UNMC, Temple researchers take step toward first-ever cure for HIV

By Jesse Schwartz
Published: July 10th, 2019

Researchers at the University of Nebraska Medical Center (UNMC) and Temple University are working to create the first-ever cure for HIV.

In tests on humanized mice, the researchers used a slow-release, long-lasting formulation of HIV drugs developed at UNMC to suppress the virus, combined with a modified version of the CRISPR-Cas9 gene editing technology developed at Temple that cuts the virus’ DNA from the genomes of the mice.

According to a report published in the journal Nature Communications, about a third of the mice showed no sign of HIV infection for up to five weeks after treatment.

“This is proof of concept that a cure of HIV is possible,” says Howard Gendelman, researcher at UNMC and a senior investigator on the study. “Now you have to optimize the situation to bring it up to 100% of animals. We’re working on it.”

Though it is promising, the study only followed the mice for a relatively short time. In several other cases in which a potential treatment seemed to have eliminated the virus, it eventually came back. There is also the issue of safety if the treatment were ever to be tested on humans. Potential therapies don’t often make the leap to human testing, though the researchers say that humanizing the mice partially closes that gap.

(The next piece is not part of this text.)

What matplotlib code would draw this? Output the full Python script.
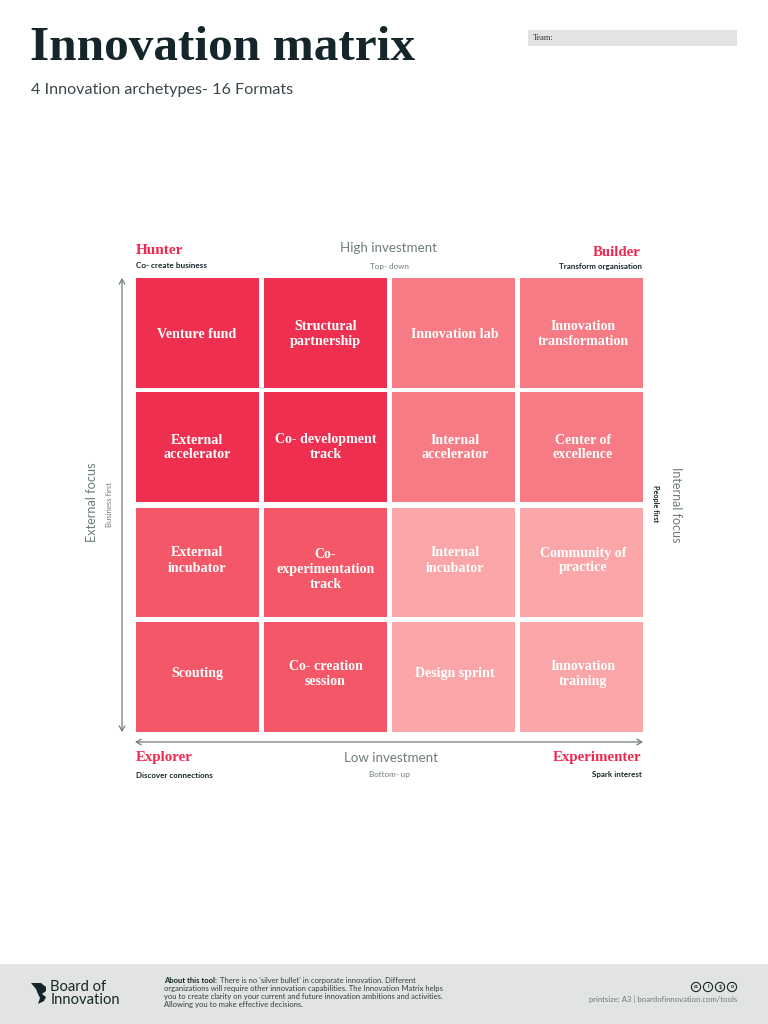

So far, they have found no traces of side-effects in the mice after analyzing the genetic sequences of their human cells.

“This is probably one of the most promising studies that have come out,” says Zandrea Ambrose, an HIV researcher at the University of Pittsburgh who was not involved in the study. “But there’s some work that still needs to be done. We’d want to make sure the system is as safe as possible before we deliver it to humans.”

Dr. Robert Gallo, who co-discovered HIV as the cause of AIDS in 1984, offered congratulations. “In my view, this is the most interesting and important therapy-related research advance I have seen in many, many years,” Gallo said in a statement.

The UNMC researchers are now moving ahead with research in primates, and the Temple team plans to begin testing for toxicity in a small number of humans, using conventional HIV drugs, in 2020. In the meantime, UNMC’s tech transfer office, UNeMed, is working to commercialize the long-lasting drugs, said Michael Dixon, its president and CEO.

The benefits of the drugs, known by the acronym LASER ART, are significant on their own, he said. Gendelman has previously shown that they can be taken less often than the current daily regimen.